WRITTEN REQUEST
Please print exactly the lines below, from the start of the material up to and including the line with "const emptySlots = 9;", but none of the pictures.

********

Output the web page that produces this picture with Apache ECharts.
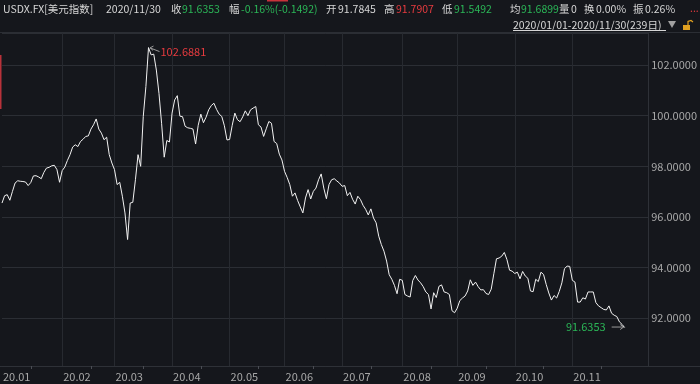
<!DOCTYPE html>
<html><head><meta charset="utf-8">
<script src="https://cdn.jsdelivr.net/npm/echarts@6/dist/echarts.min.js"></script>
<style>html,body{margin:0;padding:0;background:#15171c;}#c{width:700px;height:384px;}</style>
</head><body><div id="c"></div>
<script>
// Month tick labels
const monthLabels = ['20.01','20.02','20.03','20.04','20.05','20.06','20.07','20.08','20.09','20.10','20.11'];
// USDX daily closes, by month (2020/01/01 - 2020/11/30, 239 trading days)
const jan = [96.55,96.84,96.88,96.66,97.01,97.34,97.43,97.41,97.40,97.38,97.24,97.36,97.62,97.63,97.58,97.51,97.76,97.93,97.96,98.02,98.04,97.87,97.37];
const feb = [97.83,97.97,98.23,98.46,98.76,98.85,98.78,98.98,99.07,99.18,99.20,99.47,99.64,99.87,99.47,99.31,99.05,99.15,98.46,98.13];
const mar = [97.87,97.28,97.37,96.82,96.16,95.11,96.55,96.58,97.47,98.46,98.00,99.97,101.15,102.6881,102.40,102.43,101.80,100.88,99.70,98.36,99.02,98.96];
const apr = [100.10,100.62,100.79,99.98,99.96,99.58,99.52,99.50,99.47,98.88,99.62,100.06,99.72,99.94,100.23,100.40,100.49,100.25,100.06,99.97,99.60,99.04];
const may = [99.06,99.62,100.10,99.84,99.76,99.95,100.19,100.00,100.23,100.30,100.36,99.64,99.55,99.18,99.48,99.77,99.70,98.98,98.90,98.48,98.25];
const jun = [97.80,97.56,97.28,96.82,96.95,96.65,96.40,96.16,96.75,97.08,96.71,97.01,97.14,97.47,97.70,97.14,96.72,97.28,97.47,97.51,97.42,97.34];
const jul = [97.21,97.24,96.84,96.97,96.70,96.51,96.82,96.69,96.46,96.30,96.08,96.32,95.96,95.77,95.24,94.91,94.65,94.26,93.72,93.54,93.30,92.97,93.54];
const aug = [93.50,92.94,92.88,92.84,93.49,93.69,93.51,93.40,93.25,93.04,92.94,92.37,93.01,92.82,93.26,93.32,93.04,93.01,92.94,92.30,92.22];
const sep = [92.40,92.70,92.80,92.88,93.08,93.52,93.30,93.43,93.25,93.12,93.13,92.98,92.94,93.15,93.76,94.35,94.38,94.45,94.60,94.32,93.90,93.86];
const oct = [93.77,93.82,93.56,93.85,93.67,93.58,93.08,93.05,93.54,93.45,93.82,93.73,93.34,93.00,92.72,92.90,92.80,93.06,93.40,93.96,94.06,94.05];
const nov = [93.50,93.43,92.64,92.64,92.81,92.76,93.04,93.04,93.04,92.62,92.49,92.42,92.35,92.33,92.49,92.20,92.12,92.07,91.86,91.76,91.6353];
const emptySlots = 9; // blank space right of the last trading day

const months = [jan,feb,mar,apr,may,jun,jul,aug,sep,oct,nov];
const values = [].concat(...months);
const monthStart = [];
{ let acc = 0; months.forEach(m => { monthStart.push(acc); acc += m.length; }); }
const cats = values.map((_, i) => 'd' + i);
for (let k = 0; k < emptySlots; k++) cats.push('e' + k);
const maxIdx = values.indexOf(Math.max(...values));
const lastIdx = values.length - 1;

const FONT = '"Noto Sans CJK SC","Noto Sans",sans-serif';
const GRID = '#272a30';
const chart = echarts.init(document.getElementById('c'), null, {renderer: 'canvas'});
const isMonth = (i) => monthStart.indexOf(i) >= 0;
const isMid = (i) => monthStart.some(s => i === s + 11);

chart.setOption({
  backgroundColor: '#15171c',
  animation: false,
  grid: {left: 2, right: 50, top: 33, bottom: 18},
  xAxis: {
    type: 'category', data: cats, boundaryGap: false,
    axisLine: {show: true, lineStyle: {color: '#2e3137'}},
    axisTick: {show: true, interval: (i) => isMid(i), length: 3, lineStyle: {color: '#4a4d54'}},
    axisLabel: {
      interval: (i) => isMonth(i), align: 'left', margin: 5, padding: [0,0,0,1],
      color: '#a8a8a8', fontSize: 11, fontFamily: FONT,
      formatter: (v, i) => monthLabels[monthStart.indexOf(i)] || ''
    },
    splitLine: {show: true, interval: (i) => isMonth(i) && i > 0, lineStyle: {color: GRID, width: 1}}
  },
  yAxis: {
    type: 'value', position: 'right', min: 90.117, max: 103.263, splitNumber: 6, scale: true,
    axisLine: {show: true, lineStyle: {color: '#2e3137'}},
    axisTick: {show: false},
    axisLabel: {showMinLabel: false, showMaxLabel: false, margin: 3, color: '#a8a8a8', fontSize: 11, fontFamily: FONT,
      formatter: (v) => v.toFixed(4)},
    splitLine: {show: true, lineStyle: {color: '#2b2e34', width: 1}}
  },
  series: [{
    type: 'line', data: values, showSymbol: false, symbol: 'none',
    lineStyle: {color: '#f2f2f2', width: 1}, silent: true
  }]
});

const pMax = chart.convertToPixel({gridIndex: 0}, [maxIdx, values[maxIdx]]);
const pLast = chart.convertToPixel({gridIndex: 0}, [lastIdx, values[lastIdx]]);

const WHITE = '#d6d6d6', GREEN = '#2bb657', RED = '#e63b3f', GRAY = '#9a9a9a';
function t(x, y, text, fill, extra, size) {
  return {type: 'text', silent: true, style: Object.assign({x: x, y: y, text: text, fill: fill,
    font: (size || 10.5) + 'px ' + FONT, verticalAlign: 'middle', textVerticalAlign: 'middle'}, extra || {})};
}
const header = [
  t(3, 9, 'USDX.FX[美元指数]', WHITE),
  t(106, 9, '2020/11/30', WHITE),
  t(171, 9, '收', WHITE), t(182, 9, '91.6353', GREEN),
  t(229, 9, '幅', WHITE), t(241, 9, '-0.16%(-0.1492)', GREEN),
  t(326, 9, '开', WHITE), t(338, 9, '91.7845', WHITE),
  t(384, 9, '高', WHITE), t(396, 9, '91.7907', RED),
  t(442, 9, '低', WHITE), t(454, 9, '91.5492', GREEN),
  t(510, 9, '均', WHITE), t(521, 9, '91.6899', GREEN),
  t(559, 9, '量', WHITE), t(571, 9, '0', WHITE),
  t(584, 9, '换', WHITE), t(596, 9, '0.00%', WHITE),
  t(633, 9, '振', WHITE), t(645, 9, '0.26%', WHITE),
  t(690, 8, '...', RED),
  t(513, 25, '2020/01/01-2020/11/30(239日)', WHITE),
  {type: 'line', silent: true, shape: {x1: 513, y1: 30.5, x2: 666, y2: 30.5}, style: {stroke: WHITE, lineWidth: 1}},
  {type: 'polygon', silent: true, shape: {points: [[668,21],[676,21],[672,28]]}, style: {fill: '#a0a0a0'}},
  {type: 'rect', silent: true, shape: {x: 683, y: 25, width: 7, height: 5}, style: {fill: '#e0a020'}},
  {type: 'polyline', silent: true, shape: {points: [[688,25],[688,21.5],[691,20.5],[693,22]]}, style: {stroke: '#e0a020', lineWidth: 1.2, fill: null}},
  {type: 'rect', silent: true, shape: {x: 267, y: 0, width: 21, height: 1.5}, style: {fill: '#c8323a'}},
  {type: 'rect', silent: true, shape: {x: 0, y: 55, width: 1.5, height: 54}, style: {fill: '#b8323a'}},
  {type: 'line', silent: true, shape: {x1: 0, y1: 32.5, x2: 700, y2: 32.5}, style: {stroke: '#2b2e34', lineWidth: 1}},
  {type: 'line', silent: true, shape: {x1: 0, y1: 366.5, x2: 700, y2: 366.5}, style: {stroke: '#2e3137', lineWidth: 1}}
];
const marks = [
  // max annotation
  {type: 'line', silent: true, shape: {x1: pMax[0] + 2, y1: pMax[1] + 0.5, x2: pMax[0] + 11, y2: pMax[1] + 4}, style: {stroke: GRAY, lineWidth: 1}},
  {type: 'polyline', silent: true, shape: {points: [[pMax[0] + 5, pMax[1] - 1.5], [pMax[0] + 1.5, pMax[1] + 0.3], [pMax[0] + 4.5, pMax[1] + 2.8]]}, style: {stroke: GRAY, lineWidth: 1, fill: null}},
  t(pMax[0] + 12, pMax[1] + 4.5, values[maxIdx].toFixed(4), RED, null, 11),
  // last annotation
  {type: 'line', silent: true, shape: {x1: pLast[0] - 13, y1: pLast[1] - 0.5, x2: pLast[0] - 1, y2: pLast[1] - 0.5}, style: {stroke: GRAY, lineWidth: 1}},
  {type: 'polyline', silent: true, shape: {points: [[pLast[0] - 4.5, pLast[1] - 3], [pLast[0] - 1, pLast[1] - 0.5], [pLast[0] - 4.5, pLast[1] + 2]]}, style: {stroke: GRAY, lineWidth: 1, fill: null}},
  t(pLast[0] - 19, pLast[1] - 0.5, values[lastIdx].toFixed(4), GREEN, {align: 'right', textAlign: 'right'}, 11)
];
chart.setOption({graphic: header.concat(marks)});
</script>
</body></html>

********

COMPLETE RESPONSE
Output the web page that produces this picture with Apache ECharts.
<!DOCTYPE html>
<html><head><meta charset="utf-8">
<script src="https://cdn.jsdelivr.net/npm/echarts@6/dist/echarts.min.js"></script>
<style>html,body{margin:0;padding:0;background:#15171c;}#c{width:700px;height:384px;}</style>
</head><body><div id="c"></div>
<script>
// Month tick labels
const monthLabels = ['20.01','20.02','20.03','20.04','20.05','20.06','20.07','20.08','20.09','20.10','20.11'];
// USDX daily closes, by month (2020/01/01 - 2020/11/30, 239 trading days)
const jan = [96.55,96.84,96.88,96.66,97.01,97.34,97.43,97.41,97.40,97.38,97.24,97.36,97.62,97.63,97.58,97.51,97.76,97.93,97.96,98.02,98.04,97.87,97.37];
const feb = [97.83,97.97,98.23,98.46,98.76,98.85,98.78,98.98,99.07,99.18,99.20,99.47,99.64,99.87,99.47,99.31,99.05,99.15,98.46,98.13];
const mar = [97.87,97.28,97.37,96.82,96.16,95.11,96.55,96.58,97.47,98.46,98.00,99.97,101.15,102.6881,102.40,102.43,101.80,100.88,99.70,98.36,99.02,98.96];
const apr = [100.10,100.62,100.79,99.98,99.96,99.58,99.52,99.50,99.47,98.88,99.62,100.06,99.72,99.94,100.23,100.40,100.49,100.25,100.06,99.97,99.60,99.04];
const may = [99.06,99.62,100.10,99.84,99.76,99.95,100.19,100.00,100.23,100.30,100.36,99.64,99.55,99.18,99.48,99.77,99.70,98.98,98.90,98.48,98.25];
const jun = [97.80,97.56,97.28,96.82,96.95,96.65,96.40,96.16,96.75,97.08,96.71,97.01,97.14,97.47,97.70,97.14,96.72,97.28,97.47,97.51,97.42,97.34];
const jul = [97.21,97.24,96.84,96.97,96.70,96.51,96.82,96.69,96.46,96.30,96.08,96.32,95.96,95.77,95.24,94.91,94.65,94.26,93.72,93.54,93.30,92.97,93.54];
const aug = [93.50,92.94,92.88,92.84,93.49,93.69,93.51,93.40,93.25,93.04,92.94,92.37,93.01,92.82,93.26,93.32,93.04,93.01,92.94,92.30,92.22];
const sep = [92.40,92.70,92.80,92.88,93.08,93.52,93.30,93.43,93.25,93.12,93.13,92.98,92.94,93.15,93.76,94.35,94.38,94.45,94.60,94.32,93.90,93.86];
const oct = [93.77,93.82,93.56,93.85,93.67,93.58,93.08,93.05,93.54,93.45,93.82,93.73,93.34,93.00,92.72,92.90,92.80,93.06,93.40,93.96,94.06,94.05];
const nov = [93.50,93.43,92.64,92.64,92.81,92.76,93.04,93.04,93.04,92.62,92.49,92.42,92.35,92.33,92.49,92.20,92.12,92.07,91.86,91.76,91.6353];
const emptySlots = 9; // blank space right of the last trading day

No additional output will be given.